352	Several hardware limitations make the problem worse - if it is not possible to
353	write the full 64-bits of the TSC, it may be impossible to match the TSC in
354	newly arriving CPUs to that of the rest of the system, resulting in
355	unsynchronized TSCs.  This may be done by BIOS or system software, but in
356	practice, getting a perfectly synchronized TSC will not be possible unless all
357	values are read from the same clock, which generally only is possible on single
358	socket systems or those with special hardware support.
359	
360	3.2) TSC and CPU hotplug
361	
362	As touched on already, CPUs which arrive later than the boot time of the system
363	may not have a TSC value that is synchronized with the rest of the system.

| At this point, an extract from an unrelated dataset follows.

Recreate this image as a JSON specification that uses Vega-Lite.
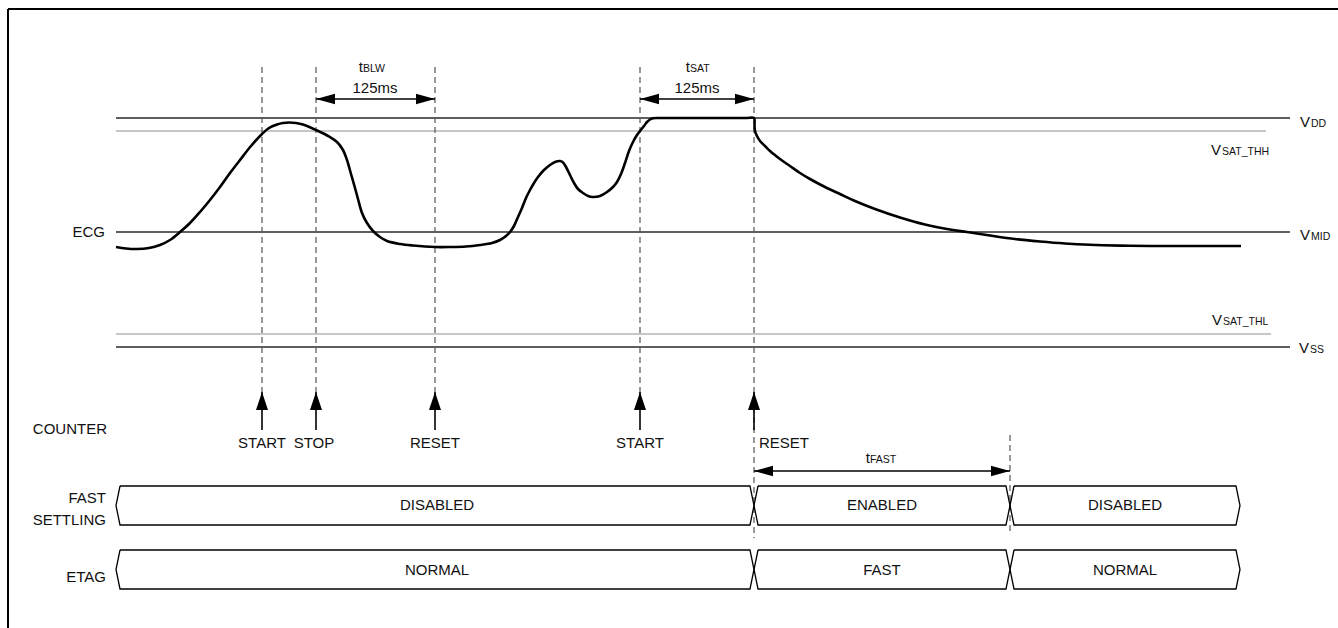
{
  "$schema": "https://vega.github.io/schema/vega-lite/v6.json",
  "width": 1338,
  "height": 628,
  "padding": 0,
  "autosize": {"type": "none"},
  "background": "white",
  "config": {
    "view": {"stroke": null},
    "font": "Liberation Sans, Arial, sans-serif",
    "text": {"font": "Liberation Sans, Arial, sans-serif", "color": "#111"}
  },
  "datasets": {
    "frame": [
      {"t": -108, "v": 338, "t2": -108, "v2": -300},
      {"t": -108, "v": 338, "t2": 1240, "v2": 338}
    ],
    "rails": [
      {"name": "VDD", "t": 0, "t2": 1174, "v": 229},
      {"name": "VMID", "t": 0, "t2": 1174, "v": 115},
      {"name": "VSS", "t": 0, "t2": 1174, "v": 0}
    ],
    "thresholds": [
      {"name": "VSAT_THH", "t": 0, "t2": 1150, "v": 216},
      {"name": "VSAT_THL", "t": 0, "t2": 1155, "v": 13}
    ],
    "markers": [
      {"t": 146, "v": 280, "v2": -45},
      {"t": 200, "v": 280, "v2": -45},
      {"t": 319, "v": 280, "v2": -45},
      {"t": 524, "v": 280, "v2": -45},
      {"t": 638, "v": 280, "v2": -191},
      {"t": 894, "v": -88, "v2": -188}
    ],
    "ecg": [
      {"t": 0, "v": 100}, {"t": 10, "v": 98.5}, {"t": 21, "v": 98}, {"t": 33, "v": 99},
      {"t": 44, "v": 102}, {"t": 54, "v": 107}, {"t": 64, "v": 115}, {"t": 74, "v": 124},
      {"t": 84, "v": 135}, {"t": 94, "v": 147}, {"t": 104, "v": 160}, {"t": 114, "v": 174},
      {"t": 124, "v": 187}, {"t": 135, "v": 201}, {"t": 146, "v": 213}, {"t": 153, "v": 219},
      {"t": 161, "v": 222.5}, {"t": 167, "v": 224}, {"t": 173, "v": 224.5}, {"t": 180, "v": 224},
      {"t": 187, "v": 222.5}, {"t": 200, "v": 217}, {"t": 214, "v": 210}, {"t": 221, "v": 205},
      {"t": 227, "v": 197}, {"t": 231, "v": 187}, {"t": 235, "v": 173}, {"t": 239, "v": 159},
      {"t": 242, "v": 148}, {"t": 246, "v": 134}, {"t": 251, "v": 124}, {"t": 257, "v": 116},
      {"t": 264, "v": 110}, {"t": 271, "v": 106}, {"t": 284, "v": 103}, {"t": 297, "v": 101.5},
      {"t": 319, "v": 100}, {"t": 334, "v": 100}, {"t": 350, "v": 100.5}, {"t": 364, "v": 102},
      {"t": 376, "v": 104}, {"t": 384, "v": 107}, {"t": 390, "v": 111}, {"t": 394, "v": 115},
      {"t": 398, "v": 121}, {"t": 402, "v": 130}, {"t": 406, "v": 139}, {"t": 410, "v": 149},
      {"t": 414, "v": 157}, {"t": 418, "v": 164}, {"t": 422, "v": 170}, {"t": 428, "v": 177},
      {"t": 434, "v": 182}, {"t": 439, "v": 185}, {"t": 444, "v": 186}, {"t": 447, "v": 184.5},
      {"t": 450, "v": 180}, {"t": 454, "v": 172}, {"t": 458, "v": 164}, {"t": 462, "v": 158},
      {"t": 467, "v": 154}, {"t": 472, "v": 151}, {"t": 477, "v": 150}, {"t": 484, "v": 151},
      {"t": 491, "v": 155}, {"t": 497, "v": 160}, {"t": 501, "v": 165}, {"t": 505, "v": 173},
      {"t": 509, "v": 184}, {"t": 513, "v": 196}, {"t": 517, "v": 205}, {"t": 521, "v": 212},
      {"t": 524, "v": 216}, {"t": 528, "v": 221}, {"t": 531, "v": 225}, {"t": 534, "v": 227.5},
      {"t": 537, "v": 228.7}, {"t": 542, "v": 229}, {"t": 560, "v": 229}, {"t": 600, "v": 229},
      {"t": 630, "v": 229}, {"t": 638, "v": 229}, {"t": 638.5, "v": 222}, {"t": 639, "v": 216},
      {"t": 641, "v": 211}, {"t": 644, "v": 206}, {"t": 649, "v": 201}, {"t": 654, "v": 196},
      {"t": 664, "v": 188}, {"t": 674, "v": 181}, {"t": 684, "v": 174}, {"t": 694, "v": 168},
      {"t": 709, "v": 160}, {"t": 724, "v": 153}, {"t": 739, "v": 146}, {"t": 759, "v": 138},
      {"t": 784, "v": 129.5}, {"t": 809, "v": 122.5}, {"t": 834, "v": 117.5}, {"t": 851, "v": 115},
      {"t": 874, "v": 111.5}, {"t": 899, "v": 108}, {"t": 924, "v": 105.5}, {"t": 949, "v": 103.5},
      {"t": 974, "v": 102.2}, {"t": 1004, "v": 101.4}, {"t": 1034, "v": 101}, {"t": 1080, "v": 101},
      {"t": 1125, "v": 101}
    ],
    "counter": [
      {"event": "START", "t": 146, "v": -45, "v2": -83},
      {"event": "STOP", "t": 200, "v": -45, "v2": -83},
      {"event": "RESET", "t": 319, "v": -45, "v2": -83},
      {"event": "START", "t": 524, "v": -45, "v2": -83},
      {"event": "RESET", "t": 638, "v": -45, "v2": -83}
    ],
    "counterLabels": [
      {"text": "START", "t": 146, "v": -96},
      {"text": "STOP", "t": 198, "v": -96},
      {"text": "RESET", "t": 319, "v": -96},
      {"text": "START", "t": 524, "v": -96}
    ],
    "counterLabelsLeft": [
      {"text": "RESET", "t": 643, "v": -96}
    ],
    "spans": [
      {"name": "BLW", "t": 200, "t2": 319, "v": 248},
      {"name": "SAT", "t": 524, "t2": 638, "v": 248},
      {"name": "FAST", "t": 638, "t2": 894, "v": -124}
    ],
    "spanT": [
      {"text": "t", "t": 247, "v": 275},
      {"text": "t", "t": 574, "v": 275},
      {"text": "t", "t": 754, "v": -116}
    ],
    "spanSub": [
      {"text": "BLW", "t": 247, "v": 275},
      {"text": "SAT", "t": 574, "v": 275},
      {"text": "FAST", "t": 754, "v": -116}
    ],
    "durations": [
      {"text": "125ms", "t": 259, "v": 254},
      {"text": "125ms", "t": 581, "v": 254}
    ],
    "railV": [
      {"text": "V", "t": 1184, "v": 220},
      {"text": "V", "t": 1184, "v": 107},
      {"text": "V", "t": 1183, "v": -6},
      {"text": "V", "t": 1095, "v": 192},
      {"text": "V", "t": 1096, "v": 22}
    ],
    "railSub": [
      {"text": "DD", "t": 1195, "v": 220},
      {"text": "MID", "t": 1195, "v": 107},
      {"text": "SS", "t": 1194, "v": -6},
      {"text": "SAT_THH", "t": 1106, "v": 192},
      {"text": "SAT_THL", "t": 1107, "v": 22}
    ],
    "signals": [
      {"text": "ECG", "t": -11, "v": 115},
      {"text": "COUNTER", "t": -9, "v": -82},
      {"text": "FAST", "t": -10, "v": -151},
      {"text": "SETTLING", "t": -10, "v": -173},
      {"text": "ETAG", "t": -10, "v": -230}
    ],
    "busText": [
      {"text": "DISABLED", "t": 321, "v": -158},
      {"text": "ENABLED", "t": 766, "v": -158},
      {"text": "DISABLED", "t": 1009, "v": -158},
      {"text": "NORMAL", "t": 321, "v": -223},
      {"text": "FAST", "t": 766, "v": -223},
      {"text": "NORMAL", "t": 1009, "v": -223}
    ],
    "bus": [
      {"seg": "FS1", "i": 0, "t": 4, "v": -139}, {"seg": "FS1", "i": 1, "t": 634, "v": -139}, {"seg": "FS1", "i": 2, "t": 638, "v": -158.5}, {"seg": "FS1", "i": 3, "t": 634, "v": -178}, {"seg": "FS1", "i": 4, "t": 4, "v": -178}, {"seg": "FS1", "i": 5, "t": 0, "v": -158.5}, {"seg": "FS1", "i": 6, "t": 4, "v": -139},
      {"seg": "FS2", "i": 0, "t": 642, "v": -139}, {"seg": "FS2", "i": 1, "t": 890, "v": -139}, {"seg": "FS2", "i": 2, "t": 894, "v": -158.5}, {"seg": "FS2", "i": 3, "t": 890, "v": -178}, {"seg": "FS2", "i": 4, "t": 642, "v": -178}, {"seg": "FS2", "i": 5, "t": 638, "v": -158.5}, {"seg": "FS2", "i": 6, "t": 642, "v": -139},
      {"seg": "FS3", "i": 0, "t": 898, "v": -139}, {"seg": "FS3", "i": 1, "t": 1120, "v": -139}, {"seg": "FS3", "i": 2, "t": 1124, "v": -158.5}, {"seg": "FS3", "i": 3, "t": 1120, "v": -178}, {"seg": "FS3", "i": 4, "t": 898, "v": -178}, {"seg": "FS3", "i": 5, "t": 894, "v": -158.5}, {"seg": "FS3", "i": 6, "t": 898, "v": -139},
      {"seg": "ET1", "i": 0, "t": 4, "v": -203}, {"seg": "ET1", "i": 1, "t": 634, "v": -203}, {"seg": "ET1", "i": 2, "t": 638, "v": -222.5}, {"seg": "ET1", "i": 3, "t": 634, "v": -242}, {"seg": "ET1", "i": 4, "t": 4, "v": -242}, {"seg": "ET1", "i": 5, "t": 0, "v": -222.5}, {"seg": "ET1", "i": 6, "t": 4, "v": -203},
      {"seg": "ET2", "i": 0, "t": 642, "v": -203}, {"seg": "ET2", "i": 1, "t": 890, "v": -203}, {"seg": "ET2", "i": 2, "t": 894, "v": -222.5}, {"seg": "ET2", "i": 3, "t": 890, "v": -242}, {"seg": "ET2", "i": 4, "t": 642, "v": -242}, {"seg": "ET2", "i": 5, "t": 638, "v": -222.5}, {"seg": "ET2", "i": 6, "t": 642, "v": -203},
      {"seg": "ET3", "i": 0, "t": 898, "v": -203}, {"seg": "ET3", "i": 1, "t": 1120, "v": -203}, {"seg": "ET3", "i": 2, "t": 1124, "v": -222.5}, {"seg": "ET3", "i": 3, "t": 1120, "v": -242}, {"seg": "ET3", "i": 4, "t": 898, "v": -242}, {"seg": "ET3", "i": 5, "t": 894, "v": -222.5}, {"seg": "ET3", "i": 6, "t": 898, "v": -203}
    ]
  },
  "encoding": {
    "x": {"field": "t", "type": "quantitative", "axis": null, "scale": {"domain": [-116, 1222], "nice": false, "zero": false}},
    "y": {"field": "v", "type": "quantitative", "axis": null, "scale": {"domain": [-281, 347], "nice": false, "zero": false}}
  },
  "layer": [
    {
      "data": {"name": "frame"},
      "mark": {"type": "rule", "color": "#000", "strokeWidth": 2},
      "encoding": {"x2": {"field": "t2"}, "y2": {"field": "v2"}}
    },
    {
      "data": {"name": "thresholds"},
      "mark": {"type": "rule", "color": "#b4b4b4", "strokeWidth": 1.3},
      "encoding": {"x2": {"field": "t2"}}
    },
    {
      "data": {"name": "rails"},
      "mark": {"type": "rule", "color": "#2a2a2a", "strokeWidth": 1.3},
      "encoding": {"x2": {"field": "t2"}}
    },
    {
      "data": {"name": "markers"},
      "mark": {"type": "rule", "color": "#555", "strokeWidth": 1.2, "strokeDash": [6, 4]},
      "encoding": {"y2": {"field": "v2"}}
    },
    {
      "data": {"name": "ecg"},
      "mark": {"type": "line", "interpolate": "catmull-rom", "color": "#000", "strokeWidth": 2.6},
      "encoding": {}
    },
    {
      "data": {"name": "counter"},
      "mark": {"type": "rule", "color": "#000", "strokeWidth": 1.6},
      "encoding": {"y2": {"field": "v2"}}
    },
    {
      "data": {"name": "counter"},
      "mark": {"type": "point", "shape": "M0,0L0.667,2L-0.667,2Z", "size": 324, "filled": true, "color": "#000", "opacity": 1, "strokeWidth": 0}
    },
    {
      "data": {"name": "spans"},
      "mark": {"type": "rule", "color": "#000", "strokeWidth": 1.6},
      "encoding": {"x2": {"field": "t2"}}
    },
    {
      "data": {"name": "spans"},
      "mark": {"type": "point", "shape": "M0,0L2,-0.55L2,0.55Z", "size": 361, "filled": true, "color": "#000", "opacity": 1, "strokeWidth": 0}
    },
    {
      "data": {"name": "spans"},
      "mark": {"type": "point", "shape": "M0,0L-2,-0.55L-2,0.55Z", "size": 361, "filled": true, "color": "#000", "opacity": 1, "strokeWidth": 0},
      "encoding": {"x": {"field": "t2", "type": "quantitative"}}
    },
    {
      "data": {"name": "bus"},
      "mark": {"type": "line", "color": "#000", "strokeWidth": 1.3},
      "encoding": {"detail": {"field": "seg"}, "order": {"field": "i", "type": "quantitative"}}
    },
    {
      "data": {"name": "busText"},
      "mark": {"type": "text", "fontSize": 15, "align": "center", "baseline": "middle"},
      "encoding": {"text": {"field": "text"}}
    },
    {
      "data": {"name": "signals"},
      "mark": {"type": "text", "fontSize": 15, "align": "right", "baseline": "middle"},
      "encoding": {"text": {"field": "text"}}
    },
    {
      "data": {"name": "counterLabels"},
      "mark": {"type": "text", "fontSize": 15, "align": "center", "baseline": "middle"},
      "encoding": {"text": {"field": "text"}}
    },
    {
      "data": {"name": "counterLabelsLeft"},
      "mark": {"type": "text", "fontSize": 15, "align": "left", "baseline": "middle"},
      "encoding": {"text": {"field": "text"}}
    },
    {
      "data": {"name": "durations"},
      "mark": {"type": "text", "fontSize": 15, "align": "center", "baseline": "alphabetic"},
      "encoding": {"text": {"field": "text"}}
    },
    {
      "data": {"name": "spanT"},
      "mark": {"type": "text", "fontSize": 15, "align": "right", "baseline": "alphabetic"},
      "encoding": {"text": {"field": "text"}}
    },
    {
      "data": {"name": "spanSub"},
      "mark": {"type": "text", "fontSize": 10.5, "align": "left", "baseline": "alphabetic"},
      "encoding": {"text": {"field": "text"}}
    },
    {
      "data": {"name": "railV"},
      "mark": {"type": "text", "fontSize": 15, "align": "left", "baseline": "alphabetic"},
      "encoding": {"text": {"field": "text"}}
    },
    {
      "data": {"name": "railSub"},
      "mark": {"type": "text", "fontSize": 10.5, "align": "left", "baseline": "alphabetic"},
      "encoding": {"text": {"field": "text"}}
    }
  ]
}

364	Either system software, BIOS, or SMM code may actually try to establish the TSC
365	to a value matching the rest of the system, but a perfect match is usually not
366	a guarantee.  This can have the effect of bringing a system from a state where
367	TSC is synchronized back to a state where TSC synchronization flaws, however
368	small, may be exposed to the OS and any virtualization environment.
369	
370	3.3) TSC and multi-socket / NUMA
371	
372	Multi-socket systems, especially large multi-socket systems are likely to have
373	individual clocksources rather than a single, universally distributed clock.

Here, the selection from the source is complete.